The stock is only down around 16% from its all-time high. This is still a great business. No matter what people say, I’m guessing most users aren’t going to care. Where else are people going to go to show their high school friends how great their Internet life is?
I hate the phrase “the easy money has been made” in the stock market because investing is never easy. But it sure seems like it’s going to be even more difficult than usual for owners of Facebook shares.
Headline and political risk don’t exactly lend themselves to discounted cash flow analysis.

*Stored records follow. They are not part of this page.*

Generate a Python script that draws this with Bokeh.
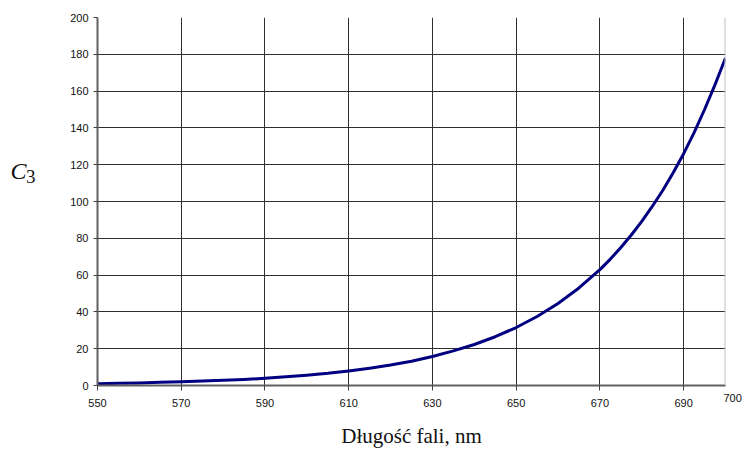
from bokeh.plotting import figure
from bokeh.models import Range1d, FixedTicker, Span, LinearAxis
from bokeh.embed import file_html
from bokeh.resources import INLINE

# wavelength, nm
wavelength = [550, 555, 560, 565, 570, 575, 580, 585, 590, 595, 600, 605, 610, 615, 620,
              625, 630, 635, 640, 645, 650, 655, 660, 665, 670, 672.5, 675, 677.5, 680,
              682.5, 685, 687.5, 690, 692.5, 695, 697.5, 700]
# C3 values
c3 = [1.0, 1.2, 1.4, 1.7, 2.0, 2.4, 2.8, 3.3, 3.9, 4.7, 5.6, 6.6, 7.9, 9.4, 11.1,
      13.2, 15.8, 18.8, 22.3, 26.5, 31.5, 37.5, 44.6, 53.0, 63.0, 68.7, 75.0, 81.8, 89.2,
      97.3, 106.0, 115.6, 126.0, 137.4, 150.0, 163.5, 178.0]

x_ticks = [550, 570, 590, 610, 630, 650, 670, 690]
y_ticks = [0, 20, 40, 60, 80, 100, 120, 140, 160, 180, 200]
x_end_label = "700"
x_label = "Długość fali, nm"
y_label_main = "C"
y_label_sub = "3"

NB = "\u00a0"

W, H = 745, 450
p = figure(width=W, height=H, output_backend="svg", toolbar_location=None,
           x_range=Range1d(550, 700), y_range=Range1d(0, 200),
           min_border_left=97, min_border_right=20, min_border_top=17, min_border_bottom=65)
p.outline_line_color = None
p.background_fill_color = "white"
p.border_fill_color = "white"

p.xaxis.ticker = FixedTicker(ticks=x_ticks)
p.yaxis.ticker = FixedTicker(ticks=y_ticks)
for ax in (p.xaxis, p.yaxis):
    ax.major_label_text_font = "Liberation Sans"
    ax.major_label_text_font_size = "11px"
    ax.major_label_text_color = "#111111"
    ax.axis_line_color = "#606060"
    ax.axis_line_width = 2
    ax.major_tick_line_color = "#404040"
    ax.major_tick_in = 0
    ax.minor_tick_line_color = None
p.xaxis.major_tick_out = 5
p.yaxis.major_tick_out = 4
p.xaxis.major_label_standoff = 8
p.yaxis.major_label_standoff = 5

p.xaxis.axis_label = x_label
p.xaxis.axis_label_text_font = "Liberation Serif"
p.xaxis.axis_label_text_font_style = "normal"
p.xaxis.axis_label_text_font_size = "21px"
p.xaxis.axis_label_text_color = "#111111"
p.xaxis.axis_label_standoff = 14

p.xgrid.grid_line_color = "#303030"
p.ygrid.grid_line_color = "#303030"
p.xgrid.grid_line_width = 1
p.ygrid.grid_line_width = 1

p.add_layout(Span(location=700, dimension="height", line_color="#c0c0c0", line_width=2))

p.line(wavelength, c3, line_color="#000080", line_width=3, line_join="round")


def label_axis(text, standoff, font, size, style, line_height):
    ax = LinearAxis(ticker=FixedTicker(ticks=[]))
    ax.axis_line_color = None
    ax.major_tick_line_color = None
    ax.minor_tick_line_color = None
    ax.major_tick_out = 0
    ax.major_tick_in = 0
    ax.minor_tick_out = 0
    ax.major_label_standoff = 0
    ax.axis_label = text
    ax.axis_label_orientation = "horizontal"
    ax.axis_label_standoff = standoff
    ax.axis_label_text_font = font
    ax.axis_label_text_font_size = size
    ax.axis_label_text_font_style = style
    ax.axis_label_text_line_height = line_height
    ax.axis_label_text_color = "#111111"
    return ax


# y label "C" with subscript "3" (second blank line lifts each above the frame centre)
p.add_layout(label_axis(y_label_sub + "\n" + NB, 32, "Liberation Serif", "19px", "normal", 2.39), "left")
p.add_layout(label_axis(y_label_main + "\n" + NB, -4, "Liberation Serif", "24px", "italic", 2.31), "left")
# "700" at the end of the x axis (blank first line pushes it down to the axis)
p.add_layout(label_axis(NB + "\n" + x_end_label, -2, "Liberation Sans", "11px", "normal", 32.8), "right")

open("out.html", "w").write(file_html(p, INLINE))
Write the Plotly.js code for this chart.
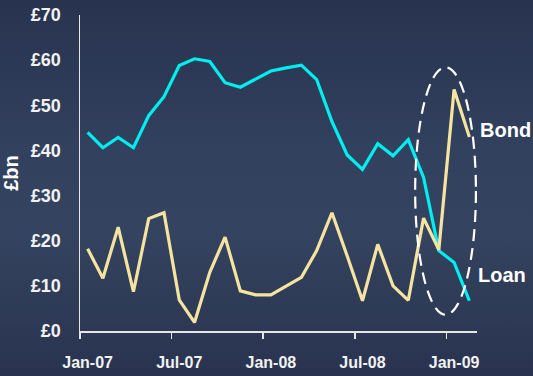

Money managers shouldn’t rely on their investors to help make portfolio decisions. The investors in these funds are supposed to be more worried about the decision-making process, potential style drift, and whether the manager is doing what they said they were going to do in the pitch meetings. An allocator’s job isn’t to tell their money manager which stocks to buy or sell.
But career risk plays a much larger role in the investment decisions of money managers than most would acknowledge under a lie detector. Headline risk often leads to calls from investors to understand what’s going on. This pressure can make it difficult to make rational decisions as a portfolio manager.
It’s possible this whole ordeal dies down and this turns out to be a great buying opportunity for Facebook shares. But it’s also possible that this lingers for some time from further leadership missteps, government pressure, and similar stories that come to light.
For these reasons, this stock falls under my too hard pile.
Career risk may cause many large money managers to agree with me if this crisis continues.